I’ve added a new page to my main site, containing an assortment of old cards and pieces of identity. I had these all in a drawer, and I should really throw them away, except for a feeling that they have some value as souveneirs. So, in a bout of archival zealotry, I scanned them all.
I’m putting them online because I feel they also still have residual value as identity cards. Even cards which expired several years ago can act as a historical record, they are still useful means of identifying someone.
Each bureaucracy has their own standards for how to prove someone’s identity, and they often prefer documents issued or certified by the state. That’s because the state acts as a sort of trusted authority, whatever comes from the state is considered trustworthy. So, most of the time, you can prove identity with a passport, a driving licence, or a proof of registration on the electoral roll. This is flawed for the first part because it doesn’t account for the possibility that your one trusted authority might be compromised, and secondly: not everyone has a passport, a driving licence, or is registered to vote. Arguably the population which doesn’t travel abroad, doesn’t drive, and isn’t registered to vote is quite small, but so long as that population exists there will be no means of universally identifying everyone.
Most bureaucracies like to think about things as either ‘trustworthy’ or ‘not trustworthy’ with no middle ground between the two. The alternative I’m angling for with my collection of cards, is to break away from trust as a binary model. There are precedents in cryptography for decentralised authority, or a ‘web of trust’. I think of the web of trust as a balance between the trust in one individual source, against the additional security of a second source. With my cards, I’m tipping that balance all the way across to the point where each piece is not itself particularly significant, and trust lies in the collection as a whole.
It’s also worth keeping in mind the risk that running a personal website is a form of self-doxxing. That’s why I’ve blacked out most of the numbers or codes on the cards.

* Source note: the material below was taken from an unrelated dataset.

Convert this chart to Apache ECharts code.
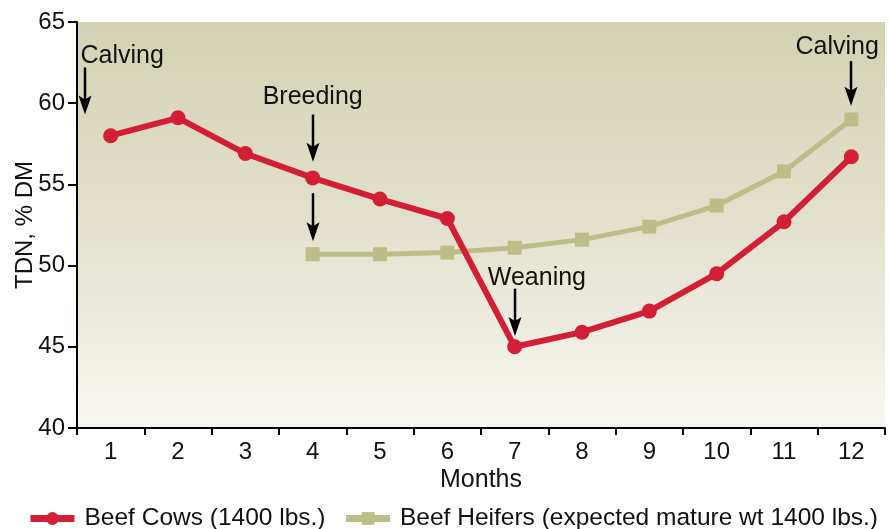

I played around a little with the CSS for the page, here’s my first responsive design.
Here’s the final thing with two columns, a few days later.
It’s at the stage where I think it looks okay on both mobile and desktop. Compare that to how this blog looks on mobile. I’ve been wanting to change the CSS here too, although I don’t know enough SASS to confidently mess with it.
In terms of other changes, I added a few lines to my deploy script for automatically backing up my posts. I added a link in the blog header to download the latest compressed post archive, and the link title gives the date it was generated.
Every other dated archive file is also saved outside the blog, just in case.